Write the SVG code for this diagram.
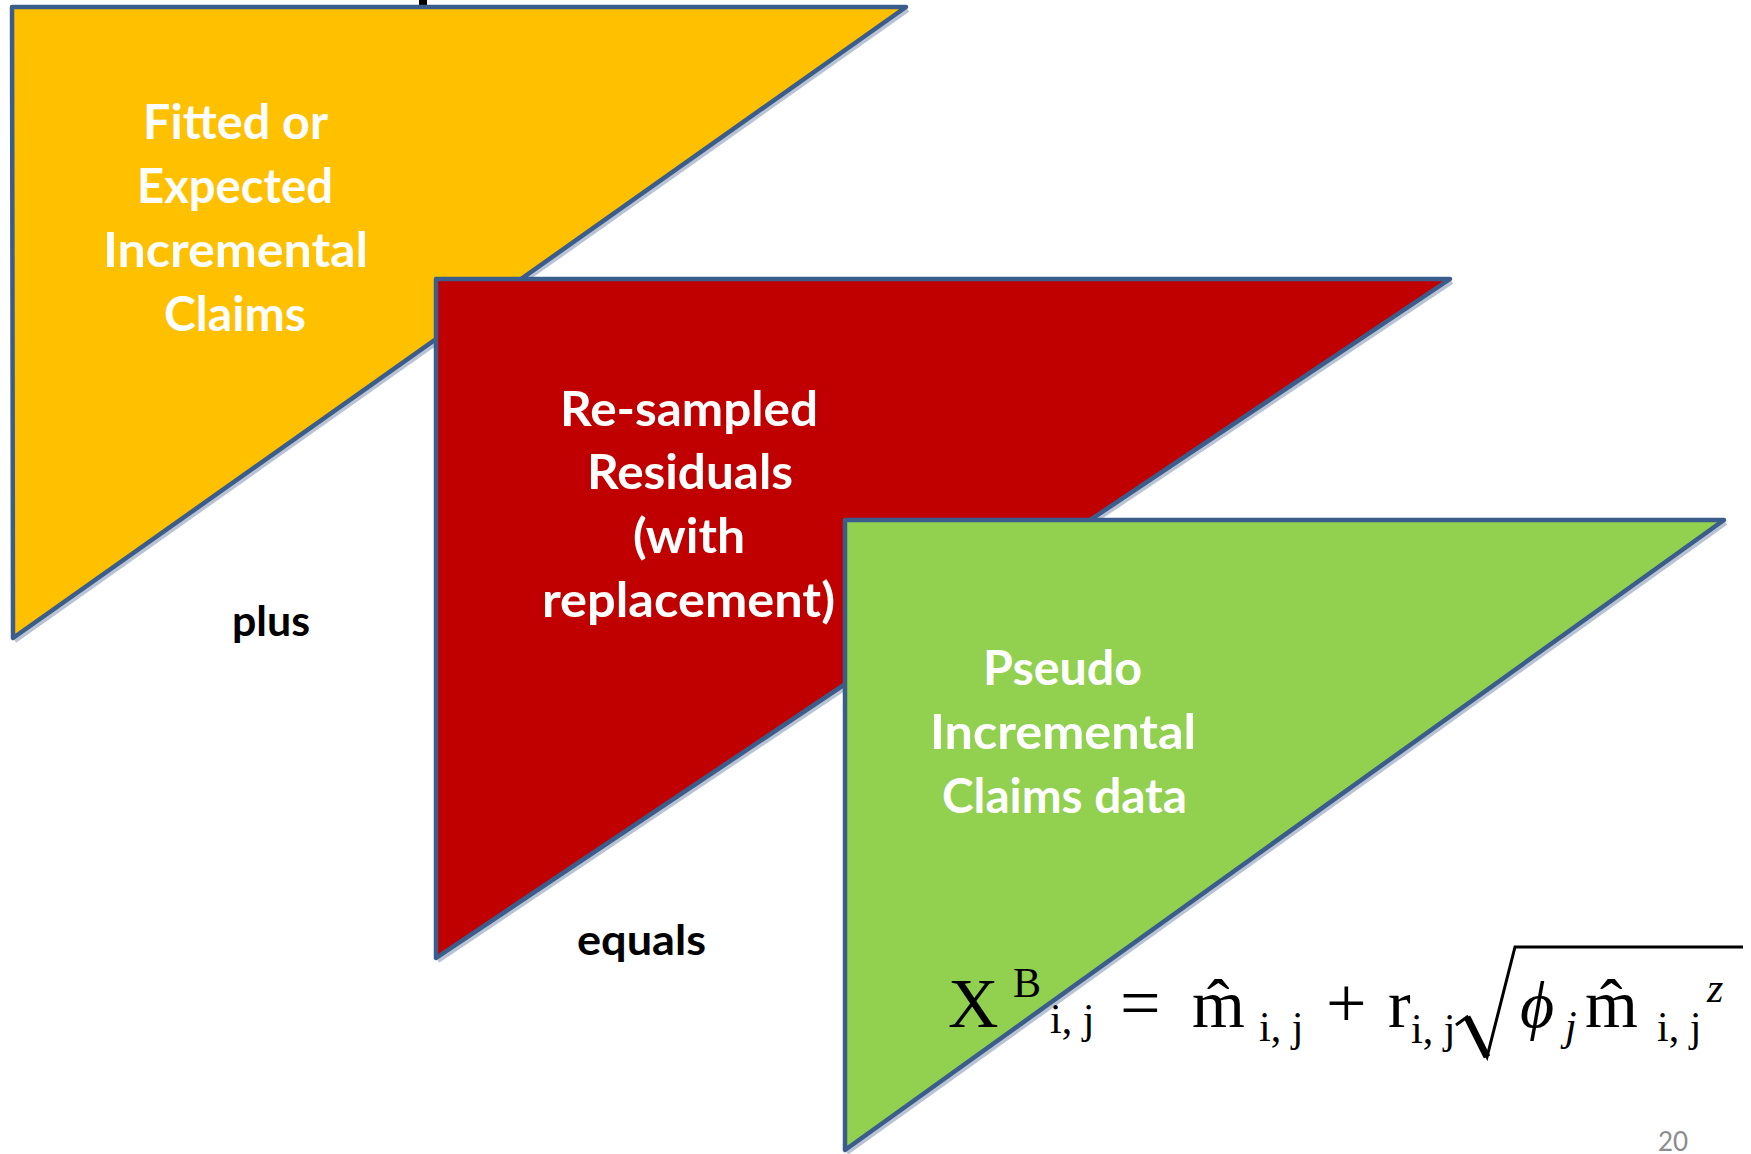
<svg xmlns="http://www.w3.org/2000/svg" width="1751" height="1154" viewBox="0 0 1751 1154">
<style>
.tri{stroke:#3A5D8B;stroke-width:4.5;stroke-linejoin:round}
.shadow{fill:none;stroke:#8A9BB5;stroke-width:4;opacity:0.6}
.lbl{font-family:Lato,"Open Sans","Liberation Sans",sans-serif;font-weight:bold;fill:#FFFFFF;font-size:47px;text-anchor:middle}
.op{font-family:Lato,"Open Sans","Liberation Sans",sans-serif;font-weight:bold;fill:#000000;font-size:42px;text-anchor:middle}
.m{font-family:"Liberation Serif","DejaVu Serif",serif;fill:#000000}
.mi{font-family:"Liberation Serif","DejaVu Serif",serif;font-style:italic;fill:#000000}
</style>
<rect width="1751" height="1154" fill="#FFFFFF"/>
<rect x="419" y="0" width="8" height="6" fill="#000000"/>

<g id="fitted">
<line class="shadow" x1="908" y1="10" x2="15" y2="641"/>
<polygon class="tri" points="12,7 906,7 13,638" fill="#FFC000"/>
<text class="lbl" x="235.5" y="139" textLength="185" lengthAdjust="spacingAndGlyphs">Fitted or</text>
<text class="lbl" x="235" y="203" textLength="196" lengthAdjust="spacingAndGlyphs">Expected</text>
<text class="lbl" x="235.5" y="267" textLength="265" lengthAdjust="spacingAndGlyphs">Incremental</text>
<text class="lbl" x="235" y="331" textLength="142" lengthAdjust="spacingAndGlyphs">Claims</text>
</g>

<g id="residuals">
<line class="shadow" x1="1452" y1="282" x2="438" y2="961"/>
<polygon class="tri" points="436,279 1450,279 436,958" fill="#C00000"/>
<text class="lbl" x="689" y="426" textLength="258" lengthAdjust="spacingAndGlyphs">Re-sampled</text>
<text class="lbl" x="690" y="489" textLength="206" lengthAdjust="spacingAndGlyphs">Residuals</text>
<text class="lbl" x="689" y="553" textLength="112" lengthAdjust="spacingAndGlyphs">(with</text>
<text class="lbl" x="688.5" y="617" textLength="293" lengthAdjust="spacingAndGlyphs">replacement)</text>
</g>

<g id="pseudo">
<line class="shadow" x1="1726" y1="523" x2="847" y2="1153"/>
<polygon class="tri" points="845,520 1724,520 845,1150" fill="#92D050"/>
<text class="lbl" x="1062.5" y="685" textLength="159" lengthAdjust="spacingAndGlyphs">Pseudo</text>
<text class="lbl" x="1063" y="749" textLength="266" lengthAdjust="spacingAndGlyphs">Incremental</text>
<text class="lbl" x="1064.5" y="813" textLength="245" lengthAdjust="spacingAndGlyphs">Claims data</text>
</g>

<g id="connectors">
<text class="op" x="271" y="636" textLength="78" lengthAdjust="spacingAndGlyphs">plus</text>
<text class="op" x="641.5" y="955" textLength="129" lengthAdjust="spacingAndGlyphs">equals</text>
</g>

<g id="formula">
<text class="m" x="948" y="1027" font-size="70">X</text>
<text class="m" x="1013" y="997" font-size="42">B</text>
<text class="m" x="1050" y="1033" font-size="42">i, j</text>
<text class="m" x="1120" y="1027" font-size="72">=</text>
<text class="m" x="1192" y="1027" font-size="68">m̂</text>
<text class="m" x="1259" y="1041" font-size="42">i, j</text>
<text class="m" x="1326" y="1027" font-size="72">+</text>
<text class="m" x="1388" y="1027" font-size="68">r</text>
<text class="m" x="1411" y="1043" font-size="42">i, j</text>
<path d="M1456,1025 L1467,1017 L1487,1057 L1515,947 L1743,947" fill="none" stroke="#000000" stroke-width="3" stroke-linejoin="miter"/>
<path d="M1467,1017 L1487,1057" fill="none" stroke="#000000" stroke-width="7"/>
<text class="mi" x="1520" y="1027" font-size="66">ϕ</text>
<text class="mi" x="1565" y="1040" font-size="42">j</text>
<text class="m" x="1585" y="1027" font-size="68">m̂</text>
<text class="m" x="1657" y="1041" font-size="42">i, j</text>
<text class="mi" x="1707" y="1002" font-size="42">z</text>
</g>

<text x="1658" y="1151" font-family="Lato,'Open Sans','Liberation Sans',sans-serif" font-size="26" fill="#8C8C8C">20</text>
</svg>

■ ■ ■

What is required:
Retype the whole listing, keeping every line identical and omitting all pictures.

Exercise output:
Write the SVG code for this diagram.
<svg xmlns="http://www.w3.org/2000/svg" width="1751" height="1154" viewBox="0 0 1751 1154">
<style>
.tri{stroke:#3A5D8B;stroke-width:4.5;stroke-linejoin:round}
.shadow{fill:none;stroke:#8A9BB5;stroke-width:4;opacity:0.6}
.lbl{font-family:Lato,"Open Sans","Liberation Sans",sans-serif;font-weight:bold;fill:#FFFFFF;font-size:47px;text-anchor:middle}
.op{font-family:Lato,"Open Sans","Liberation Sans",sans-serif;font-weight:bold;fill:#000000;font-size:42px;text-anchor:middle}
.m{font-family:"Liberation Serif","DejaVu Serif",serif;fill:#000000}
.mi{font-family:"Liberation Serif","DejaVu Serif",serif;font-style:italic;fill:#000000}
</style>
<rect width="1751" height="1154" fill="#FFFFFF"/>
<rect x="419" y="0" width="8" height="6" fill="#000000"/>

<g id="fitted">
<line class="shadow" x1="908" y1="10" x2="15" y2="641"/>
<polygon class="tri" points="12,7 906,7 13,638" fill="#FFC000"/>
<text class="lbl" x="235.5" y="139" textLength="185" lengthAdjust="spacingAndGlyphs">Fitted or</text>
<text class="lbl" x="235" y="203" textLength="196" lengthAdjust="spacingAndGlyphs">Expected</text>
<text class="lbl" x="235.5" y="267" textLength="265" lengthAdjust="spacingAndGlyphs">Incremental</text>
<text class="lbl" x="235" y="331" textLength="142" lengthAdjust="spacingAndGlyphs">Claims</text>
</g>

<g id="residuals">
<line class="shadow" x1="1452" y1="282" x2="438" y2="961"/>
<polygon class="tri" points="436,279 1450,279 436,958" fill="#C00000"/>
<text class="lbl" x="689" y="426" textLength="258" lengthAdjust="spacingAndGlyphs">Re-sampled</text>
<text class="lbl" x="690" y="489" textLength="206" lengthAdjust="spacingAndGlyphs">Residuals</text>
<text class="lbl" x="689" y="553" textLength="112" lengthAdjust="spacingAndGlyphs">(with</text>
<text class="lbl" x="688.5" y="617" textLength="293" lengthAdjust="spacingAndGlyphs">replacement)</text>
</g>

<g id="pseudo">
<line class="shadow" x1="1726" y1="523" x2="847" y2="1153"/>
<polygon class="tri" points="845,520 1724,520 845,1150" fill="#92D050"/>
<text class="lbl" x="1062.5" y="685" textLength="159" lengthAdjust="spacingAndGlyphs">Pseudo</text>
<text class="lbl" x="1063" y="749" textLength="266" lengthAdjust="spacingAndGlyphs">Incremental</text>
<text class="lbl" x="1064.5" y="813" textLength="245" lengthAdjust="spacingAndGlyphs">Claims data</text>
</g>

<g id="connectors">
<text class="op" x="271" y="636" textLength="78" lengthAdjust="spacingAndGlyphs">plus</text>
<text class="op" x="641.5" y="955" textLength="129" lengthAdjust="spacingAndGlyphs">equals</text>
</g>

<g id="formula">
<text class="m" x="948" y="1027" font-size="70">X</text>
<text class="m" x="1013" y="997" font-size="42">B</text>
<text class="m" x="1050" y="1033" font-size="42">i, j</text>
<text class="m" x="1120" y="1027" font-size="72">=</text>
<text class="m" x="1192" y="1027" font-size="68">m̂</text>
<text class="m" x="1259" y="1041" font-size="42">i, j</text>
<text class="m" x="1326" y="1027" font-size="72">+</text>
<text class="m" x="1388" y="1027" font-size="68">r</text>
<text class="m" x="1411" y="1043" font-size="42">i, j</text>
<path d="M1456,1025 L1467,1017 L1487,1057 L1515,947 L1743,947" fill="none" stroke="#000000" stroke-width="3" stroke-linejoin="miter"/>
<path d="M1467,1017 L1487,1057" fill="none" stroke="#000000" stroke-width="7"/>
<text class="mi" x="1520" y="1027" font-size="66">ϕ</text>
<text class="mi" x="1565" y="1040" font-size="42">j</text>
<text class="m" x="1585" y="1027" font-size="68">m̂</text>
<text class="m" x="1657" y="1041" font-size="42">i, j</text>
<text class="mi" x="1707" y="1002" font-size="42">z</text>
</g>

<text x="1658" y="1151" font-family="Lato,'Open Sans','Liberation Sans',sans-serif" font-size="26" fill="#8C8C8C">20</text>
</svg>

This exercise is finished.